New Ag Secretary in the State of Sao Paulo has a Lot to Worry About

Author: Michael Cordonnier/Soybean & Corn Advisor, Inc.

The State of Sao Paulo in southeastern Brazil has a new Secretary of Agriculture and he has a lot of problems to confront including: the ongoing crisis in the sugar sector, low commodity prices, recovering from the worst drought in 80 years, and continuing low water levels in the state's reservoirs

The principal agricultural activity in the state is the growing and processing of sugarcane which accounts for 34% of the agricultural GDP in the state. The combination of adverse weather, low sugar and ethanol prices, and misguided governmental policies has led to the closing of 44 sugar mills during the last three years and another 33 sugar mills entering into bankruptcy proceedings. The sugar sector in the state has lost 50,000 direct jobs in the last three years and more than 100,000 jobs when related industries such as services and equipment are included.

Low sugar and ethanol prices are the major concern for the sector. The price of sugar is governed by the international marketplace, but the price of ethanol is directly related to the price of gasoline which is controlled by the federal government. Sugarcane producers in Brazil have been petitioning the federal government to increase the price of gasoline, but the government has held down the price of gasoline out of a concern for domestic inflation. With the recent declines in international petroleum prices, it would now be even more difficult to increase ethanol prices.

Many sugar mills in Brazil are able to adjust their production to favor either sugar or ethanol depending on which product offers the best return. With the downturn in world sugar prices, mill operators had been hoping that ethanol would be their key to profitability, but thus far that has not been the case.

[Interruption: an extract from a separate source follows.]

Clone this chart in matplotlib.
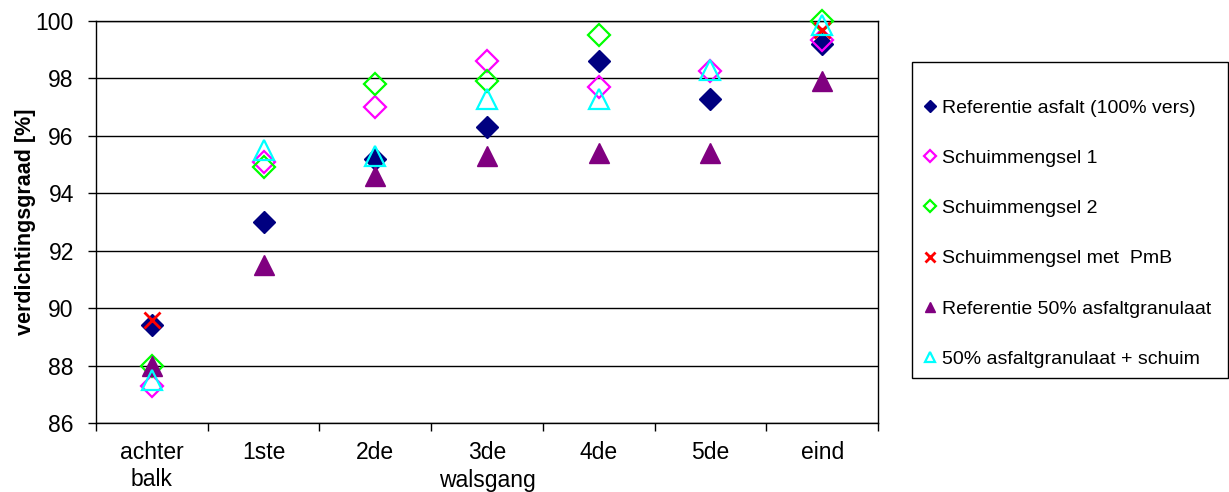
import numpy as np
import matplotlib.pyplot as plt
from matplotlib.patches import Rectangle

plt.rcParams.update({
    'font.family': ['Liberation Sans', 'DejaVu Sans'],
    'font.size': 16.5,
    'axes.linewidth': 1.0,
})

stappen = ['achter\nbalk', '1ste', '2de', '3de', '4de', '5de', 'eind']

ref_asfalt = [89.4, 93.0, 95.2, 96.3, 98.6, 97.3, 99.2]
schuim_1 = [87.3, 95.1, 97.0, 98.6, 97.7, 98.25, 99.35]
schuim_2 = [88.0, 94.9, 97.8, 97.9, 99.5, np.nan, 100.0]
schuim_pmb = [89.6, np.nan, np.nan, np.nan, np.nan, np.nan, 99.7]
ref_50 = [88.0, 91.5, 94.6, 95.3, 95.4, 95.4, 97.9]
granulaat_schuim = [87.5, 95.5, 95.3, 97.3, 97.3, 98.3, 99.85]

series = [
    ('Referentie asfalt (100% vers)', ref_asfalt, dict(marker='D', color='#000080', ms=11, mec='#000080')),
    ('Schuimmengsel 1', schuim_1, dict(marker='D', color='none', ms=11, mec='#FF00FF', mew=1.6)),
    ('Schuimmengsel 2', schuim_2, dict(marker='D', color='none', ms=11, mec='#00FF00', mew=1.6)),
    ('Schuimmengsel met  PmB', schuim_pmb, dict(marker='x', color='#FF0000', ms=12, mew=2)),
    ('Referentie 50% asfaltgranulaat', ref_50, dict(marker='^', color='#800080', ms=14, mec='#800080')),
    ('50% asfaltgranulaat + schuim', granulaat_schuim, dict(marker='^', color='none', ms=14, mec='#00FFFF', mew=1.6)),
]

fig = plt.figure(figsize=(12.29, 4.92), dpi=100)
ax = fig.add_axes([96/1229, 69/492, 782/1229, 402/492])

x = np.arange(len(stappen))
handles = []
for naam, waarden, stijl in series:
    h, = ax.plot(x, waarden, linestyle='none', label=naam, zorder=3, clip_on=False, **stijl)
    handles.append(h)

ax.set_xlim(-0.5, 6.5)
ax.set_ylim(86, 100)
ax.set_yticks(np.arange(86, 101, 2))
ax.set_xticks(x)
ax.set_xticklabels(stappen)
ax.set_xticks(np.arange(-0.5, 7, 1), minor=True)
ax.tick_params(axis='x', which='major', length=0, pad=13)
ax.tick_params(axis='x', which='minor', length=6, direction='out', width=1)
ax.tick_params(axis='y', length=6, direction='out', width=1, pad=10)
ax.yaxis.grid(True, color='black', linewidth=1.0)
ax.set_axisbelow(True)

ax.set_ylabel('verdichtingsgraad [%]', fontweight='bold', fontsize=15.5, labelpad=0)
fig.text(487/1229, 11/492, 'walsgang', ha='center', va='center', fontsize=16.5)

# legendakader apart getekend
fig.patches.append(Rectangle((912/1229, 1 - 378/492), 316/1229, 316/492,
                             transform=fig.transFigure, fill=False,
                             edgecolor='black', linewidth=1.0))
leg = fig.legend(handles=handles, loc='upper left',
                 bbox_to_anchor=(923/1229, 1 - 99/492),
                 fontsize=14, markerscale=0.55, handlelength=0.7, handletextpad=0.28,
                 labelspacing=1.68, borderpad=0, borderaxespad=0, frameon=False)

fig.savefig('out.png', dpi=100, facecolor='white')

Adverse weather over the last few years has also led to problems in the sugar sector. Droughts, frosts, and high temperatures have all led to declining sugarcane production in the state even though the sugarcane acreage has increased. With an uncertain economic future for the sugar sector, future increases in sugarcane acreage are now in doubt.

In addition to being the major producer of sugar and ethanol, the state is also the number one producer of rubber and oranges and a major producer of coffee, forestry products from reforestation, ornamental flowers, eggs, fruits, poultry, swine, and beef. The state also produces soybeans, corn, and dry beans, but grain prices have also been weak as well.

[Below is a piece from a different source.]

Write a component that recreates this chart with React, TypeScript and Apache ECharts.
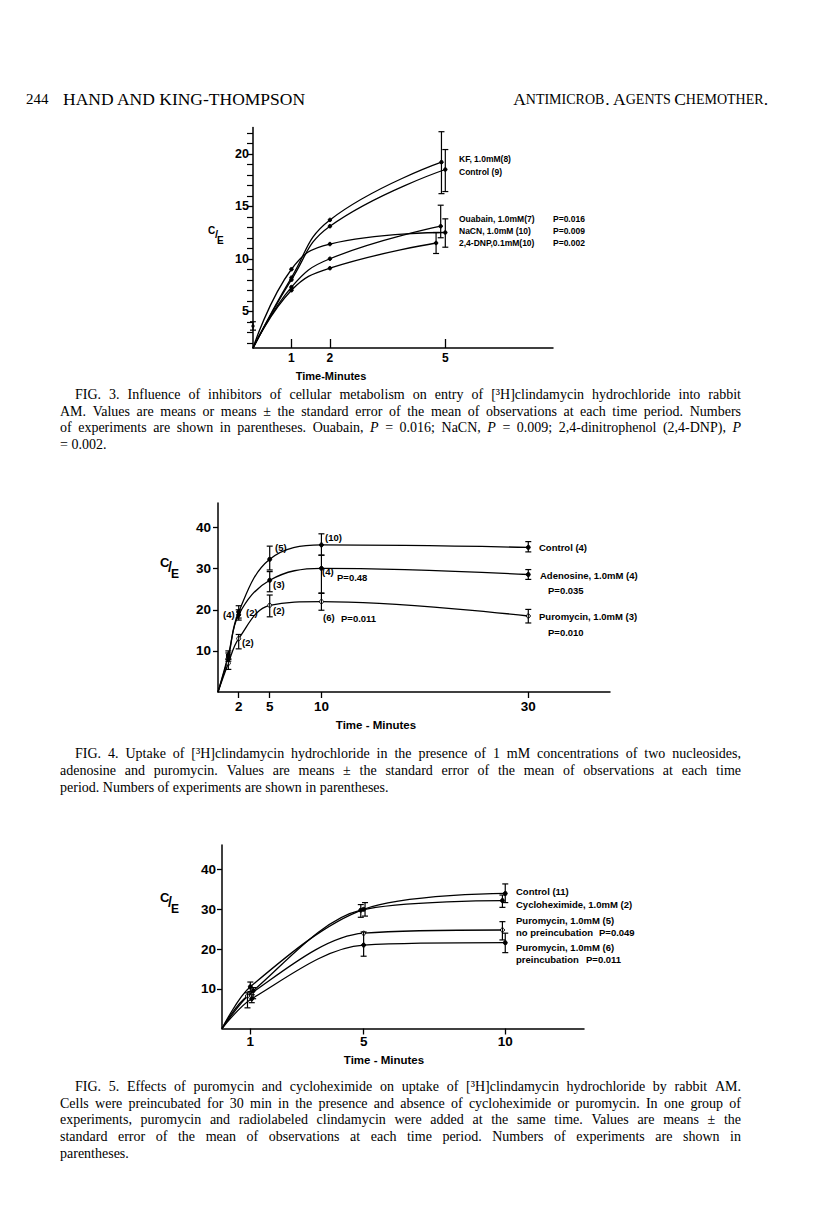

The water levels in the state's hydroelectric reservoirs have improved slightly over the last few months, but not nearly enough to say the crisis is over. January is generally the rainiest time of the year, but rainfall levels have been below normal for the last month leaving many to worry if there will be enough rainfall to recharge the water levels in a meaningful way. The summer rainy season still has two more month to go before the next dry season sets in and state officials are hoping for above normal rainfall during February and March. If the rainfall does not pick up, the state could once again be facing electrical shortages.